Sonya MarmeladovaPart 5, Chapter 4
Analysis
This command is given by Sonya Marmeladova to Raskolnikov in Fyodor Dostoevsky's Crime and Punishment. It follows Raskolnikov's confession to Sonya about murdering the pawnbroker Alyona Ivanovna and her half-sister Lizaveta. Instead of condemning him, Sonya, a deeply devout young woman who has turned to prostitution to support her family, urges him to publicly repent and humbly accept his sins. The act she suggests — kneeling at a crossroads and kissing the ground — is steeped in Russian Orthodox tradition, signifying submission to both God and humanity. This quote highlights one of the novel's key conflicts: Raskolnikov's prideful belief in the "extraordinary man" versus the redemptive essence of humility and suffering. The crossroads serve as a powerful symbol of moral choice and accountability to the public. Sonya's words inspire Raskolnikov's eventual confession to the police, marking a significant spiritual moment in the story. It reinforces Dostoevsky's message that true redemption requires not only personal guilt but also a public acknowledgment of one's wrongdoings to both the community and God.
Use this in your essay
Sonya as a Christ-figure: Examine how Dostoevsky uses kenotic theology—self-emptying love—to construct Sonya as a secular saint. How does her suffering differ in kind from Raskolnikov's, and what does that difference reveal about Dostoevsky's moral philosophy?
The yellow ticket as social critique: Analyze how Sonya's legal status as a prostitute functions as an indictment of the society that both victimizes her and relies on her virtue. How does Luzhin's false accusation scene deepen this critique?
Confession, absolution, and the limits of ideology: Raskolnikov chooses Sonya over Porfiry, the church, and his own mother as his confessor. What does this choice suggest about Dostoevsky's view of where genuine moral authority resides?
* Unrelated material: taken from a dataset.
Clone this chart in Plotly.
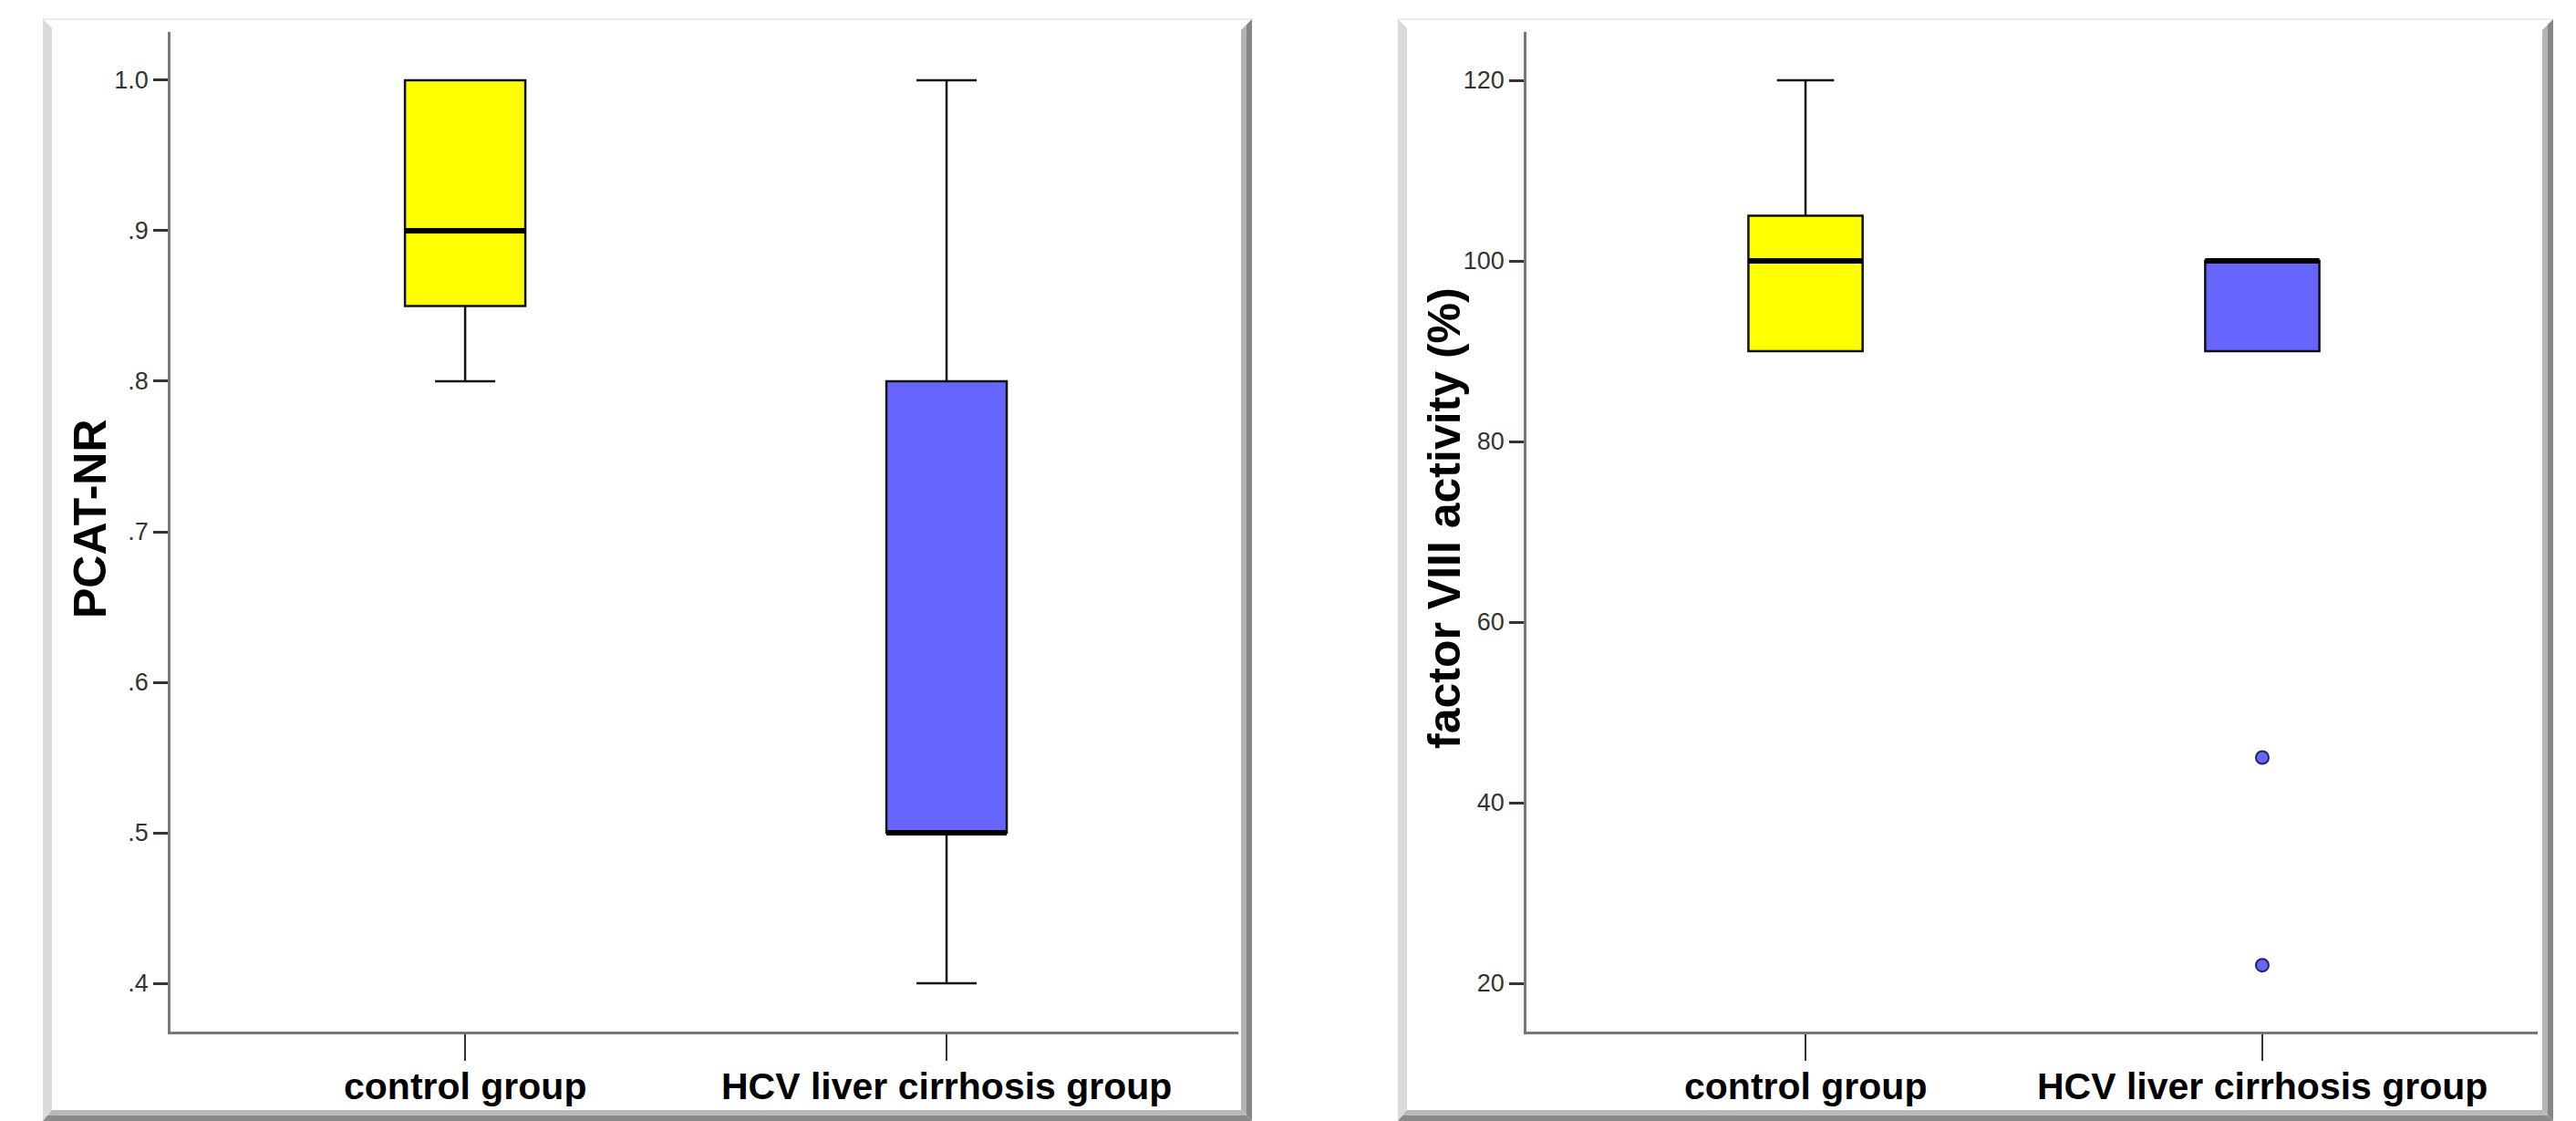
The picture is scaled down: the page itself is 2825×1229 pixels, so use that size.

Female sacrifice in parallel: Sonya and Dunya: Compare the forms of self-sacrifice each woman undertakes and the different narrative valuations the novel places on them. Does Dostoevsky treat them equally, or does Sonya's suffering carry a different moral weight?
The Lazarus motif as structural device: Trace the resurrection imagery from Sonya's reading in Part Four through to the epilogue. How does Dostoevsky use the Lazarus story to argue that spiritual renewal is possible without sentimentalizing the process of getting there?